5. With regard to the improvement of self-monitoring processes (pages 11-12), we concur that potential non-response bias of client and constituent surveys are a perennial challenge. We are quite confident with the “candor” of our respondents, who for the last 21 years have been at times very “forthright” in expressing their concerns. We will continue our efforts to further increase the utility of this information.

6. It is not always clear that findings from commissioned studies are used to improve self-monitoring processes...consider strategies (reporting system track) for formally reporting actions taken (page 13).

NWREL gives careful consideration to every recommendation of every study it commissions, particularly through analysis and discussions of its management team (Executive Cabinet). For example, recommendations of a panel convened to examine NWREL’s needs assessment and institutional evaluation processes resulted in recommending integrating the two processes that were being carried out in different NWREL units. These recommendations were fully implemented, and the results are clearly evident in NWREL’s 1998 Institutional Evaluation Report.

NWREL has not, however, implemented a “reporting system track” to create a “paper trail” for formally reporting actions taken to incorporate recommendations.

Correction of a Few Minor Points of Fact

1. “In the thirty-three years of its existence, the NWREL has had three Executive Directors and three Board Chairs” (page 2).

The Chair is elected annually by all members of the Board. The first two Board Chairs--Dr. George Brain, Dean of Education at Washington State University, and Dr. Barney Parker, Superintendent of the Boise School District (Idaho)--each served as Board Chair for a period of 15 consecutive years. In 1995, the first year of the Laboratory’s current five-year contract, the Board amended its Bylaws to provide that the Chair and other officers of the Board are limited to serving three years. Serving as Chair since that time have been Jacob Block, Superintendent of Polson School District (Montana), two years; Dr. Robert Everhart, Dean of Education, Portland State University (one year); and Dr. Don Robson, Dean of Education, University of Montana (one year).

2. “...ensure that the only two groups guaranteed representation on the Board of Directors (Chief State School Officers and teachers) are adequately represented in the governance structure and assume appropriate responsibility for decision-making of the Lab. . .It appears that the CCSSO from the state of Oregon is not board at this time. . .A teacher from each state in the region is represented on the Board; however, there is not representation on the Executive Committee which includes two representatives from higher education, one from a private foundation, and one school principal” (page 8).
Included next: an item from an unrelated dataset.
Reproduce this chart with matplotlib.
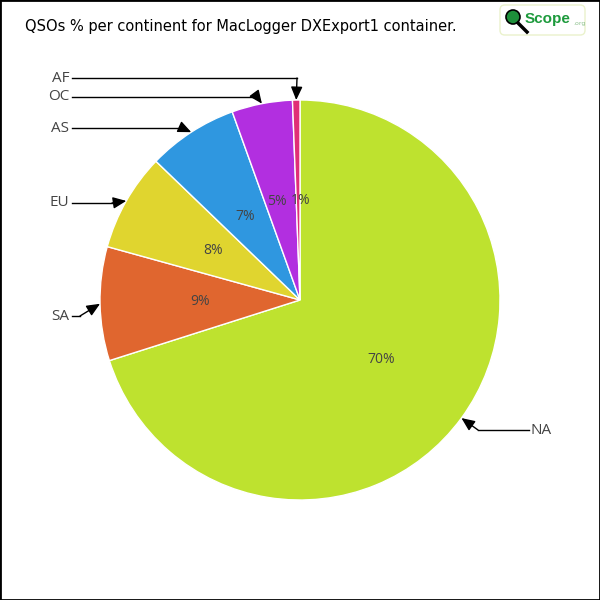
import matplotlib.pyplot as plt
from matplotlib.patches import FancyBboxPatch, Circle, Rectangle
import numpy as np

# data (percent of QSOs)
continents = ['NA', 'SA', 'EU', 'AS', 'OC', 'AF']
shares = [70.1, 9.2, 7.9, 7.3, 4.9, 0.6]
colors = ['#bee22f', '#e0662f', '#e0d52f', '#2f97e0', '#b22fe0', '#e02f77']
title = 'QSOs % per continent for MacLogger DXExport1 container.'

# label layout (pixel rows of label text, knee x of leader line)
label_y = {'AF': 78, 'OC': 97, 'AS': 128, 'EU': 203, 'SA': 316, 'NA': 430}
knee_x = {'AF': 297, 'OC': 257, 'AS': 182, 'EU': 112, 'SA': 80, 'NA': 478}


def px(x, y):
    # pixel position -> data coords (center 300,300 ; radius 200px)
    return (x - 300) / 200, (300 - y) / 200


fig = plt.figure(figsize=(6, 6), dpi=100)
ax = fig.add_axes([0, 0, 1, 1])

wedges, texts, autotexts = ax.pie(
    shares, colors=colors, startangle=90, counterclock=False,
    autopct='%.0f%%', pctdistance=0.5, radius=1,
    wedgeprops=dict(edgecolor='white', linewidth=1),
    textprops=dict(fontsize=10, color='#444444', family='Open Sans'))
ax.set_xlim(-1.5, 1.5)
ax.set_ylim(-1.5, 1.5)
ax.set_aspect('equal')
ax.axis('off')

# small slices sit side by side: nudge them apart a little
x5, y5 = autotexts[4].get_position()
autotexts[4].set_position((x5 - 0.02, y5))
x1, y1 = autotexts[5].get_position()
autotexts[5].set_position((x1 + 0.01, y1))

for w, name in zip(wedges, continents):
    mid = np.deg2rad((w.theta1 + w.theta2) / 2)
    tip = (np.cos(mid), np.sin(mid))
    ky = label_y[name]
    knee = px(knee_x[name], ky)
    if name == 'NA':
        start = px(529, ky)
        ax.text(*px(531, ky), name, ha='left', va='center', fontsize=11,
                color='#444444', family='Open Sans')
    else:
        start = px(72, ky)
        ax.text(*px(69, ky), name, ha='right', va='center', fontsize=11,
                color='#444444', family='Open Sans')
    ax.plot([start[0], knee[0]], [start[1], knee[1]], color='black', lw=1)
    ax.annotate('', xy=tip, xytext=knee,
                arrowprops=dict(arrowstyle='-|>,head_length=0.8,head_width=0.35',
                                color='black', lw=1, shrinkA=0, shrinkB=0))

# title
fig.text(25 / 600, 1 - 26 / 600, title, ha='left', va='center', fontsize=10.5,
         color='black', family='DejaVu Sans')

# logo
logo = FancyBboxPatch((500 / 600, 1 - 35 / 600), 85 / 600, 30 / 600,
                      boxstyle='round,pad=0,rounding_size=0.008',
                      transform=fig.transFigure, facecolor='white',
                      edgecolor='#eaf2cc', lw=1)
fig.patches.append(logo)
fig.lines.append(plt.Line2D([518 / 600, 527 / 600], [1 - 23 / 600, 1 - 32 / 600],
                            transform=fig.transFigure, color='black', lw=2.5))
fig.patches.append(Circle((513 / 600, 1 - 17 / 600), 7 / 600,
                          transform=fig.transFigure, facecolor='#1d8f3a',
                          edgecolor='black', lw=1.2))
fig.text(525 / 600, 1 - 19 / 600, 'Scope', ha='left', va='center', fontsize=11,
         fontweight='bold', color='#1d9a3c', family='Liberation Sans')
fig.text(573 / 600, 1 - 24 / 600, '.org', ha='left', va='center', fontsize=4.5,
         color='#8cc08c', family='DejaVu Sans')

# figure border
fig.patches.append(Rectangle((0, 0), 1, 1, transform=fig.transFigure,
                             fill=False, edgecolor='black', lw=2))

fig.savefig('out.png', dpi=100, facecolor='white')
NWREL’s corporate Bylaws provide that in addition to Board members elected by Laboratory institutional members:

  • The chief state school officer from each state Department of Education affiliated with NWREL, or a designated representative, shall be a continuing member of the Board of Directors.
  • Members shall be appointed to the Board to guarantee representation of classroom teachers, representatives of teacher education institutions, principals, superintendent, private schools, school board members, and community-based organizations and business/industry

The Oregon Superintendent of Public Instruction has designated the Associate Superintendent for Federal Programs as him representative to serve on the NWREL Board.

All eight groups (including classroom teachers) are represented on the Board.

The six-member executive committee is elected annually by the full Board. It includes the three officers (Chairperson, Vice Chairperson, and Secretary-Treasurer) and three additional members from the Board. Mardene Collins, a teacher in Matanuska-Susitna School District (Alaska), currently is Vice Chairperson of the Board and has been a member of the Executive Committee since 1995. Rosiland Lund, a teacher in Hillsboro School District (Oregon) was a member of the Executive Committee, serving as Vice Chairperson from 1991-94.

3. These is a typographical error in referring to the number of teachers participating in NWREL activities (page 25). It is 13,100 rather than the stated “13,1000.”